I'm unsure what level of calculus you're at, but first, we can give some intuitive reasoning. If $f$ is an odd function, then $f(-x)=-f(x)$ for all $x$ in the domain of $f$ or equivalently, $f(x) = -f(-x)$. This simply means when $x < 0$, the function $f$ evaluates to the negative of $f$ values when $x > 0$. So, then the graph of an odd function will look something like the graph below:
$\hskip 4.5cm$ 
So, the graph of $f$ has a "negative symmetry," which I mean that the graph of $f$ for positive $x$-values are reflected across the $y$-axis and then negated (or multiplied by $-1$).
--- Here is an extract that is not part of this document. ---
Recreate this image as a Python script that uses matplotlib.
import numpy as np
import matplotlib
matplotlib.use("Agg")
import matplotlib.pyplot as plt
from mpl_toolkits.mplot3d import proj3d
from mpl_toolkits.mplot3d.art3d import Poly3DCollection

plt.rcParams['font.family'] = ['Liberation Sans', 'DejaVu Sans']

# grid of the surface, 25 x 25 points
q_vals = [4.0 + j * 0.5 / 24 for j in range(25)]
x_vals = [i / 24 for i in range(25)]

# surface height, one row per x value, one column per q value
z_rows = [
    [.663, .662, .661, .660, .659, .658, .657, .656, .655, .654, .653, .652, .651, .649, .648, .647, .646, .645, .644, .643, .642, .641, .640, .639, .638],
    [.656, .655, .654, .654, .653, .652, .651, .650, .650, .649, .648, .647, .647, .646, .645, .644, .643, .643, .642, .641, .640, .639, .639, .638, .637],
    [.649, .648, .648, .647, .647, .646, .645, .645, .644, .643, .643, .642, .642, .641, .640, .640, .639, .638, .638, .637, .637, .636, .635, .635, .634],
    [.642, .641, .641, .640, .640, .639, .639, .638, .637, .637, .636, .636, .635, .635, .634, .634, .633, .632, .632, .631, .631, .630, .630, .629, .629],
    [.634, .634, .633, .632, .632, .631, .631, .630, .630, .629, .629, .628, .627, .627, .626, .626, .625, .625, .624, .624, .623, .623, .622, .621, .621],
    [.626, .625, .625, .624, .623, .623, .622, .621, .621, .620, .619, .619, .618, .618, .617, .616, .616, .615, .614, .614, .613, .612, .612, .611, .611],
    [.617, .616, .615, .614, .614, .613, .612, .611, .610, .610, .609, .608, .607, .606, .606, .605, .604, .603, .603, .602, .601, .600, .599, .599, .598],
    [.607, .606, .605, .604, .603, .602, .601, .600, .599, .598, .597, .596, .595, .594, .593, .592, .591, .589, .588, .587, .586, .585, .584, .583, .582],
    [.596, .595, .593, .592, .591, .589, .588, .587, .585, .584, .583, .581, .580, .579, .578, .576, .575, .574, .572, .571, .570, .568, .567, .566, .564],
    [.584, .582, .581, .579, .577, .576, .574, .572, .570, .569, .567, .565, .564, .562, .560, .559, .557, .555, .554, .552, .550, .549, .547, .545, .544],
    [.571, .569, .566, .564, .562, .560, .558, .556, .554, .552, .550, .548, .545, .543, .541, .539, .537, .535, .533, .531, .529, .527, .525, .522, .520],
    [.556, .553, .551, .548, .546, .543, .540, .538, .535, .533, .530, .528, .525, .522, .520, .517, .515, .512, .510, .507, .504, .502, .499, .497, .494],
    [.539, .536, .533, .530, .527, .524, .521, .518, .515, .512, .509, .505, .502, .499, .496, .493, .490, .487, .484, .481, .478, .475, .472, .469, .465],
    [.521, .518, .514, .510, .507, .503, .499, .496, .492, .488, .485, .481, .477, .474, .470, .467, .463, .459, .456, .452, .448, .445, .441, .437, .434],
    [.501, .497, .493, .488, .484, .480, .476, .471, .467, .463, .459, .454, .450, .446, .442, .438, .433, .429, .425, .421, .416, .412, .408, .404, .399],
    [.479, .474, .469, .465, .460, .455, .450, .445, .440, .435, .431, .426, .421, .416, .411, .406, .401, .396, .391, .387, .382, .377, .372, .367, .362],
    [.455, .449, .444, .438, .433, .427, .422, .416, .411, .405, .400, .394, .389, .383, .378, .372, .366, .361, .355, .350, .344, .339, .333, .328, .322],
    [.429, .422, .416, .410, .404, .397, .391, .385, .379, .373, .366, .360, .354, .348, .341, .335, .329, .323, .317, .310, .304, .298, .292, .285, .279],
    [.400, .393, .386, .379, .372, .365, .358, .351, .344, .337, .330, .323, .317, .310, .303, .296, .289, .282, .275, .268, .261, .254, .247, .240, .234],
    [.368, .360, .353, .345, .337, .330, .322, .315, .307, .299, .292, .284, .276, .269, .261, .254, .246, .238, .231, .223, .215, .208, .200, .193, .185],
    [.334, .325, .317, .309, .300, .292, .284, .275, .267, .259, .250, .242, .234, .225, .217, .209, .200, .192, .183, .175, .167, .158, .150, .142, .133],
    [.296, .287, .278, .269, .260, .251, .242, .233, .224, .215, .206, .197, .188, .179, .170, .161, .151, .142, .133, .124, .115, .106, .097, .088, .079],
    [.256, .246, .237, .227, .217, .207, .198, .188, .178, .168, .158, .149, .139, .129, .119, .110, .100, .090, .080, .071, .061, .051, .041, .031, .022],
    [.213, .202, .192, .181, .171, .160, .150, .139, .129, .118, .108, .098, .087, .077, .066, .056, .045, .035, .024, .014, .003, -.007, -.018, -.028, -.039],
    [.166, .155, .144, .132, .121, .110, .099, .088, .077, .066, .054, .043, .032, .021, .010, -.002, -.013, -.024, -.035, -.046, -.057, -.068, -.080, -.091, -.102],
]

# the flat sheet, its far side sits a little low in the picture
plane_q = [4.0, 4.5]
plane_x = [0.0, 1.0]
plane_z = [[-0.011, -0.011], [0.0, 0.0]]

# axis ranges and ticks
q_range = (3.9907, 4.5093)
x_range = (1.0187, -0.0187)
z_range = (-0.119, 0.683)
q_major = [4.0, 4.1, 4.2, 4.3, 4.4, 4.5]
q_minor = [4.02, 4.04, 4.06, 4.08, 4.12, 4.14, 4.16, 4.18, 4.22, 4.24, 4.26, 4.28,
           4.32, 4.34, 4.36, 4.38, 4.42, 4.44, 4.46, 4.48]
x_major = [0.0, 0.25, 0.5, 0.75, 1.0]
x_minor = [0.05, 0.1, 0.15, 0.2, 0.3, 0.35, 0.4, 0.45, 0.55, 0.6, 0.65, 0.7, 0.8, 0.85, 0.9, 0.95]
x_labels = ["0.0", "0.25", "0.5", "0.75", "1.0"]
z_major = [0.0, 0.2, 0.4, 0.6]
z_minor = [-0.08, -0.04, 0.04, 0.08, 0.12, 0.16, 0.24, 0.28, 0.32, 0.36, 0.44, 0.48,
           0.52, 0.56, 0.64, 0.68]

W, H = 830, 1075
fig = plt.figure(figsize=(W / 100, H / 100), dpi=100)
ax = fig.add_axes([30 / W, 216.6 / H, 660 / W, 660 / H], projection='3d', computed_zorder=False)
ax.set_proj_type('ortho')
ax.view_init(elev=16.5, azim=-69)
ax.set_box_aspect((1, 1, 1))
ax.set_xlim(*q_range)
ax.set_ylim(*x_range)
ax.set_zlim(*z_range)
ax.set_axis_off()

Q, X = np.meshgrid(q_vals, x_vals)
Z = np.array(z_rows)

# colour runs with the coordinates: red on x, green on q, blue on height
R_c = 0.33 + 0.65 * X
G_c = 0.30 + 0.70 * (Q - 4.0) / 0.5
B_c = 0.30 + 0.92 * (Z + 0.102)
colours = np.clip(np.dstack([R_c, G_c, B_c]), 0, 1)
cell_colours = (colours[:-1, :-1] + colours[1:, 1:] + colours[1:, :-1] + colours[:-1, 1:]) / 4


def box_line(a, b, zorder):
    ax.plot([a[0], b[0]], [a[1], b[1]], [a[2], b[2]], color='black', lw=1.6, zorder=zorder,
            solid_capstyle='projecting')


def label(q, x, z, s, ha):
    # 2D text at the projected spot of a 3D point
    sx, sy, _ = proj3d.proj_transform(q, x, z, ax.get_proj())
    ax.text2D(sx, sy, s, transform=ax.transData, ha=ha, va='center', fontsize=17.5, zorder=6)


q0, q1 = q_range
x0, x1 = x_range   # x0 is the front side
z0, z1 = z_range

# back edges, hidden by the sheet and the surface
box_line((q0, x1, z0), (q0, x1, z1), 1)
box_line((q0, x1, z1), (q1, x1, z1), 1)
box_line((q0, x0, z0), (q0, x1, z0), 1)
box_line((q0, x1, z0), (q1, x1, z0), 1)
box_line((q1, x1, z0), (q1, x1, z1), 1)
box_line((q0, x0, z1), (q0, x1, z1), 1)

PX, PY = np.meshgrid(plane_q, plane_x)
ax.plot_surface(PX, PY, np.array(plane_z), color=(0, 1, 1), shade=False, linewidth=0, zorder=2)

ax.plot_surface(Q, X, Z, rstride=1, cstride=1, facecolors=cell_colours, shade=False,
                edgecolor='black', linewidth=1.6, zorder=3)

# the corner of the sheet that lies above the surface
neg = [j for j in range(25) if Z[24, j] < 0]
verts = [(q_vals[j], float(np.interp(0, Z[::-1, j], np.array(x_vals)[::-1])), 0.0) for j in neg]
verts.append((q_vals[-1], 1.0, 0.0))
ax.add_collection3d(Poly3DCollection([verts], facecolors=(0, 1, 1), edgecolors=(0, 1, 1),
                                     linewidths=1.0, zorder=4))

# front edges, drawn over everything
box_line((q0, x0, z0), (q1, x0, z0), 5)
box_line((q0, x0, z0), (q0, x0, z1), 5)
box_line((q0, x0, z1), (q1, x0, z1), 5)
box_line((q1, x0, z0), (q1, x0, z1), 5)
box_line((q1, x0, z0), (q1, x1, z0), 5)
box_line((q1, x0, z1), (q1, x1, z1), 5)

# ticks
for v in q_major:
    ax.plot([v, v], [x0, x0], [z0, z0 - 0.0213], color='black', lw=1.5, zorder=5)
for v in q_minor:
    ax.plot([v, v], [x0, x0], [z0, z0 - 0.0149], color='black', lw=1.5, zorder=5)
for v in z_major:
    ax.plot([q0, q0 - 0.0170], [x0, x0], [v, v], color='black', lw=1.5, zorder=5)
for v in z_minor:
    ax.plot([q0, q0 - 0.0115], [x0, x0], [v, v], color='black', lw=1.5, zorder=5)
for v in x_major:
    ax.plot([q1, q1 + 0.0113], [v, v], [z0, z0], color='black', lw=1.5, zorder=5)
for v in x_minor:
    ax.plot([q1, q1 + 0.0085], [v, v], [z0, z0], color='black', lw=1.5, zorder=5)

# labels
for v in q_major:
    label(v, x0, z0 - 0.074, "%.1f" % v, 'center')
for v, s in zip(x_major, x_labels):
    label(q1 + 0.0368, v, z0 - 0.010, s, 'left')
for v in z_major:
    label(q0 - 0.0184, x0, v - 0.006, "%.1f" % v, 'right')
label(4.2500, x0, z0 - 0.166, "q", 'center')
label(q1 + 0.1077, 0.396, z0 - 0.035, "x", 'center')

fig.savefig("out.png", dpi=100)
Since, the definite integral is the signed area between the graph and the $x$-axis, then you can see that the areas on both sides of the $y$-axis are the same except that the definite integral from $-a$ to $0$ should be negative, and so the values of the definite integrals on both sides of the $y$-axis cancel out.
More analytically speaking, we can use $f(x) = -f(-x)$ to write
\begin{align}
\int_{-a}^a f(x) \, dx &= \int_{-a}^0 f(x) \, dx + \int_0^a f(x) \, dx \\
&= -\int_{-a}^0 f(-x) \, dx + \int_0^a f(x) \, dx.
\end{align}
Substituting $u = -x$ (and hence $-du = dx$) in the first integral on the RHS,
\begin{align}
\int_{-a}^a f(x) \, dx &= \int_a^0 f(u) \, du + \int_0^a f(x) \, dx \\
&= -\int_0^a f(u) \, du + \int_0^a f(x) \, dx \\ &= 0.
\end{align}